Are you familiar with micro-credit?

The Bengladesh banker who started the program got it that people needed to be helped in small steps.

So, he began by loaning money to women who had crafts to let them escape from usurers. He has a whole program of education, self-sufficiency and so on.

If instead, we try to help the whole world, we invite chaos. We have no equilibrium on the ground.

Esta, what they are trying to do is have control  so as  to "do good". They have what Jung called an absence of the imagination of evil. In other words, they cannot admit to themselves what their possibly bad and downright evil might motivate them. They cannot admit to a "will to power". No, theirs in only a "will to serve",  and sorry if the head servants have to take over the estate to see that done.

It is why Animal Farm and 1984 were written by the English socialist, George Orwell.


2
Roy C

The international credit problems were caused by speculation.

Banks lent money on very little or no money down and doing this all over the world with central banks "creating" money and letting the banks multiply the money they lent out by forty and fifty times, literally pumped up the whole first world's real estate market until it overshot and then crashed, leaving worthless pieces of paper for the loans and money created.

So, now, "they", the international elites, rather than impose discipline on themselves, want a way to use us the way that we are being used to prop up a lot of merde here in the US.


2
Paschen

A global common currency is not the same thing then a dept though, it all depends on how it is regulated. 

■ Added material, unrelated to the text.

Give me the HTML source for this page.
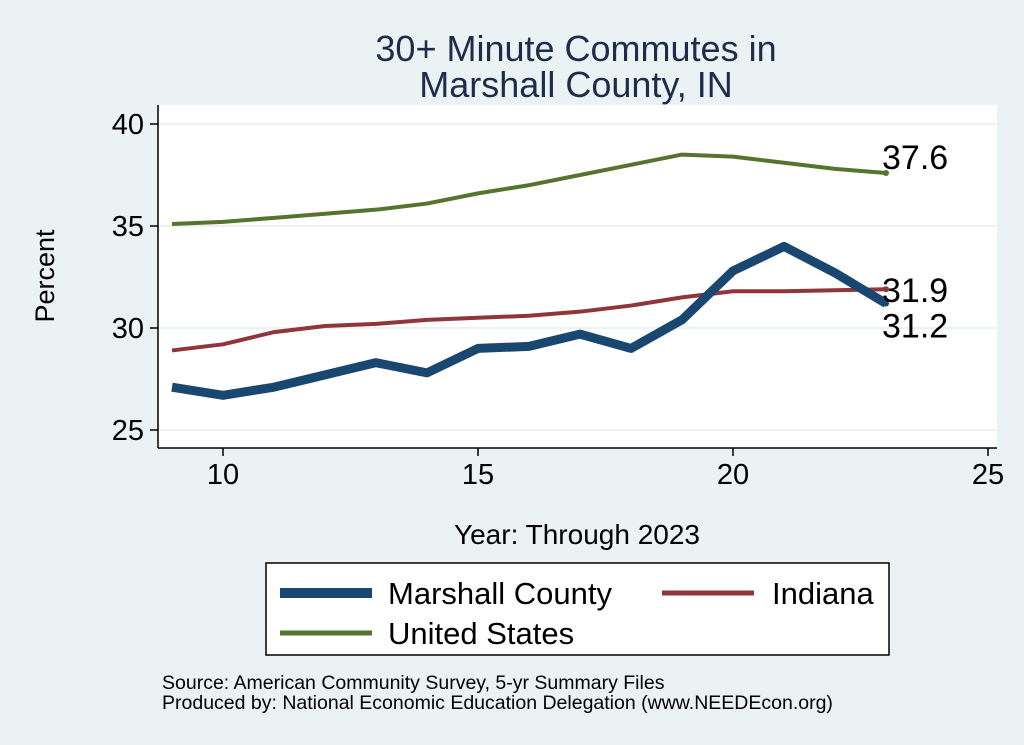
<!DOCTYPE html>
<html><head><meta charset="utf-8"><style>
body{margin:0;background:#eaf2f3;}
svg{display:block;font-family:"Liberation Sans",Arial,sans-serif;}
</style></head><body>
<svg id="chart" width="1024" height="745" viewBox="0 0 1024 745">
<rect x="0" y="0" width="1024" height="745" fill="#eaf2f3"/>
<text x="576" y="61" font-size="36" text-anchor="middle" fill="#1e2c4c">30+ Minute Commutes in</text>
<text x="576" y="97" font-size="36" text-anchor="middle" fill="#1e2c4c">Marshall County, IN</text>
<rect x="158" y="105" width="839" height="343" fill="#ffffff"/>
<g id="grid"></g><g id="axes"></g><g id="series"></g>
<text x="54" y="276" font-size="27" text-anchor="middle" transform="rotate(-90 54 276)" fill="#000">Percent</text>
<text x="577" y="544" font-size="28" text-anchor="middle" fill="#000">Year: Through 2023</text>
<g>
<rect x="266" y="563" width="623" height="92" fill="#fff" stroke="#000" stroke-width="1.5"/>
<line x1="280" y1="593" x2="372" y2="593" stroke="#1a476f" stroke-width="10"/>
<text x="388" y="604" font-size="31">Marshall County</text>
<line x1="662" y1="593" x2="754" y2="593" stroke="#90353b" stroke-width="5"/>
<text x="772" y="604" font-size="31">Indiana</text>
<line x1="280" y1="633" x2="372" y2="633" stroke="#55752f" stroke-width="5"/>
<text x="388" y="644" font-size="31">United States</text>
</g>
<text x="162" y="689" font-size="19.5">Source: American Community Survey, 5-yr Summary Files</text>
<text x="162" y="709" font-size="19.5">Produced by: National Economic Education Delegation (www.NEEDEcon.org)</text>
</svg>
<script>
const years=[9,10,11,12,13,14,15,16,17,18,19,20,21,22,23];
const marshall=[27.1,26.7,27.1,27.7,28.3,27.8,29.0,29.1,29.7,29.0,30.4,32.8,34.0,32.7,31.2];
const indiana=[28.9,29.2,29.8,30.1,30.2,30.4,30.5,30.6,30.8,31.1,31.5,31.8,31.8,31.85,31.9];
const us=[35.1,35.2,35.4,35.6,35.8,36.1,36.6,37.0,37.5,38.0,38.5,38.4,38.1,37.8,37.6];
const xTicks=[10,15,20,25];
const yTicks=[25,30,35,40];
const NS="http://www.w3.org/2000/svg";
const xs=v=>223+(v-10)*51;
const ys=v=>430-(v-25)*20.4;
function mk(tag,attrs,parent){const e=document.createElementNS(NS,tag);for(const k in attrs)e.setAttribute(k,attrs[k]);parent.appendChild(e);return e;}
const grid=document.getElementById('grid'),axes=document.getElementById('axes'),ser=document.getElementById('series');
yTicks.forEach(t=>{
 const g=mk('line',{x1:158,x2:997,y1:ys(t),y2:ys(t),stroke:'#eaf2f3','stroke-width':2},grid);
 
 
 const tk=mk('line',{x1:150,x2:158,y1:ys(t),y2:ys(t),stroke:'#000','stroke-width':1.5},axes);
 
 
 const tx=mk('text',{x:144,y:ys(t)+10,'font-size':29,'text-anchor':'end'},axes);tx.textContent=t;
 
 
});
xTicks.forEach(t=>{
 const tk=mk('line',{x1:xs(t),x2:xs(t),y1:448,y2:456,stroke:'#000','stroke-width':1.5},axes);
 
 
 const tx=mk('text',{x:xs(t),y:484,'font-size':29,'text-anchor':'middle'},axes);tx.textContent=t;
 
 
});
const ya=mk('line',{x1:158,x2:158,y1:105,y2:448,stroke:'#000','stroke-width':1.5},axes);


const xa=mk('line',{x1:158,x2:997,y1:448,y2:448,stroke:'#000','stroke-width':1.5},axes);


function line(vals,color,w,name){
 const p=mk('polyline',{points:vals.map((v,i)=>xs(years[i])+','+ys(v)).join(' '),fill:'none',stroke:color,'stroke-width':w,'stroke-linejoin':'round'},ser);
 
 
 const n=vals.length-1;
 const c=mk('circle',{cx:xs(years[n]),cy:ys(vals[n]),r:3,fill:color},ser);
 
 
}
line(us,'#55752f',4,'us-line');
line(indiana,'#90353b',4,'indiana-line');
line(marshall,'#1a476f',9,'marshall-line');
function lab(v,dy,name){const t=mk('text',{x:xs(23)-4,y:ys(v)+dy,'font-size':34},ser);t.textContent=v.toFixed(1);
 
 }
lab(us[us.length-1],-4,'us-end-label');
lab(indiana[indiana.length-1],13,'indiana-end-label');
lab(marshall[marshall.length-1],34,'marshall-end-label');
</script>
</body></html>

The US deregulated what caused the melt down where as the EU regulated the EURO rather severely why it is stable.

A global common currency well regulated would avoid such crisis as created by the US since a single country such as the US could no longer mess up the system by deregulating its own currency and loan rules.

The advantage of a global common currency is stability and equal buying power as well as fair exchange on value. 

The EURO is a great success even for countries that have claimed it was not, their wealth and economies have grown and stabilized since the introduction of the EURO rather then the opposite. 

Strict regulations and management of an international currency would avoid any such global crisis as we have today due to the US deregulation.

2
eastvanray

I must stronly disagree with your assertion that a single currency would result in equal buying power.  Floating currency exchange rates serve an important function in the economy.  They compensate for differing efficiencies between countries.  If countries with similar economies combine currencies that MAY work but you cannot put poor countries on the same monetary level as say, Canada or the US.  It would destroy the economies of the poor countries.  Without lower currencies poor countries would lose one of the only effective way to compete globally. 

The list of all the other reasons floating exchange rates are necessary would take me hours to list but a little search under "floating currencies" and "macroeconomics would give you a good background.

2
Roy C

I am in favor of "free floating currencies", EVR.

Trade without free-floating currencies is a way for the poorer nation to exploit the richer and to destroy the manufacturing base of the richer one and its middle-class as well.

Equilibrium is reached as the poorer nation's economy grows and becomes an importer as well.

Only fair way to do trade and the only way that enormous destabilizing crises can be avoided.



2
aurealeus

I agree with Roy and eastvanray in regards to (national) free-floating-currency.  In regards to barter, this is the purest form of economic exchange.  I barter on occasion and usually make out quite well, at the same time saving my "cash" for other expenses.

The President, Congress and the Public need not look far in order to find solutions for the roots of many of the problems that exist within the United States, as well as worldwide.  Until we start addressing the true roots of our financial as well as other problems, the problems will not be resolved in a manner that truly benefits all and The American Republic along with it's experiment in true democracy, will untimately fail

I feel a short list of the main root/problems/solutions consists of these three:

The Federal Reserve Corporation ( The Federal Reserve Act of 1913 should be repealed, restoring the original Constitutional intent.)

The Internal Revenue Service ( The 16th Amendment should be repealed and The IRS should be abolished allowing only for Constitutional Taxation.)

The Fourteenth Amendment to the US Constitution (please read my article on the 14th Amendment here:)   http://my.nowpublic.com/world/corporations-and-twilight-zone


0
Roy C

Good post. I will check out that 14th amendment link.